I realized, when I mentioned working on the rag dolls’ hair in passing, that I never actually posted the finished monster doll. So let’s have a Halloween monster!
They seem to be getting along well. Think he’ll find her?
Hair detail — I did his hair in feather stitch and was pleased by how seaweed-y it looks:
I made them both from the Violet doll pattern from Shiny Happy World, which is part of the Dress-Up Bunch line of dolls (which are super cute). I just changed the face and hair for the monster. He sort of, um, doesn’t have a neck due to my general inexperience with drafting monster faces, but that’s okay. I mean, he has three eyes, so why not no neck?
His eyes took me three tries to get right. First I embroidered them on but wasn’t happy about how they turned out. Then I used felt the same color blue as the hair, but it looked weird somehow, as though he had those creepy blank Little Orphan Annie eyes, so I scrapped that attempt before getting to the pupils. Finally I decided to try the same color as the horns, and that one worked out perfectly. I was slightly worried about the horns suffering the kind of abuse that only a 3-year-old can visit on a stuffie, so I reinforced them a with extra lines of stitching.
The shorts are made from the pattern that came with the doll, using Wendi’s tutorial. I happened to have a pair of jeans that developed a blowout in an unfortunate spot around that time, so it worked out perfectly.
I have some more clothes to make, and I’d best get on it since my niece’s birthday is next week. I have a bunch cut out already — I finished cutting them out literally minutes before I broke my wrist, which sort of set my schedule back a bit.
At the time I made both dolls there wasn’t a monster in that line yet, and I wanted them to be able to share clothes, hence the adapted pattern. But there is a dress-up bunch monster pattern now, the uber-cute Meep who I really want to make sometime.
Another thing I’ve never posted — while I was in the cast, I started a cross stitch piece (my first ever) with the intention of making a biscornu.
It’s going fairly well so far, though I need to rip out that one section dangling by itself since it’s a half-stitch over from where it should be. I found what looks like a good set of instructions for sewing up the biscornu. I’ve never made one before, and I think they’re completely adorable. The pattern I’m using comes from an old Dover book, Charted Peasant Designs from Saxon Transylvania which I originally bought thinking some of the patterns would look really cool on colorwork mittens.

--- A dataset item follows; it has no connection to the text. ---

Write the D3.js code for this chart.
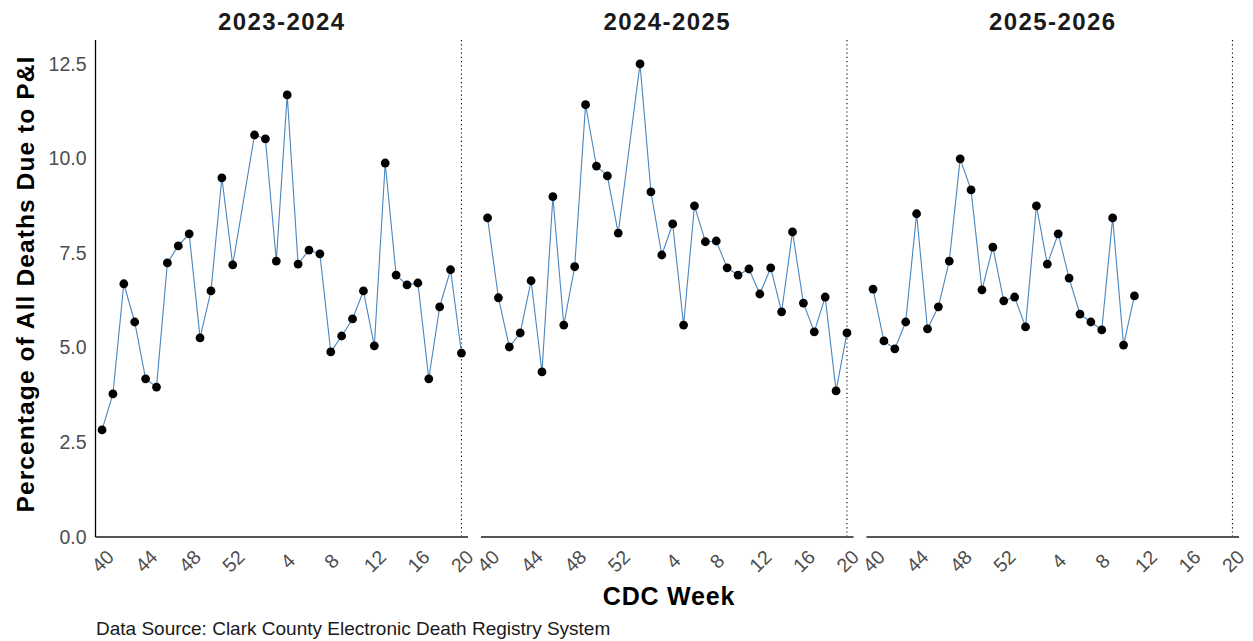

The colorwork mittens haven’t materialized yet, but having that book hanging around meant I had a source of really great cross stitch designs handy when I decided that I had to start making a biscornu right that minute.
It’s a really neat book, with an introduction that talks about the Transylvania Saxons, the flow of folk textile patterns to various areas, and the recurring themes in Transylvania Saxon embroidery. There are also notes on probable origins, dates, and use of the various patterns. The one I’m working right now is taken from a pillow, with notes describing it as “Cross in eternity after Byzantine style (19th century design)”. I’m only using a piece of a larger plate. The section I’m using looks like so (please forgive the appallingly bad photo, which was taken on my ipod):
It’s a repeating design — I’m using one repeat and only including the central pattern, leaving out the corner design because it won’t fit into the size of biscornu I’m making.
Something that really struck me when I scanned the design to enlarge it and boost the contrast for my working copy is that this entire book was charted by hand. I didn’t really notice leafing through the book, but after enlarging it I could see how the filled boxes sometimes spill a bit over the line or don’t quite fill up the square. I mean, obviously in 1964 when it was published there was no Photoshop, no Illustrator, no desktop publishing software, but being so used to computers I never thought about it. The book has 195 plates, all of them fairly intricate designs. Can you imagine how many hours of work it would have been charting them all?
Update: I was poking through the Antique Pattern Library catalog and found a collection of Transylvania Saxon designs collected by Emil Sigerus. There are about forty or so designs in there, including the same one I’m working and also a couple of alphabets. It’s free, as is everything else in the APL catalog. They’re a non-profit who are doing a lot of great work scanning and distributing old public domain craft patterns and books.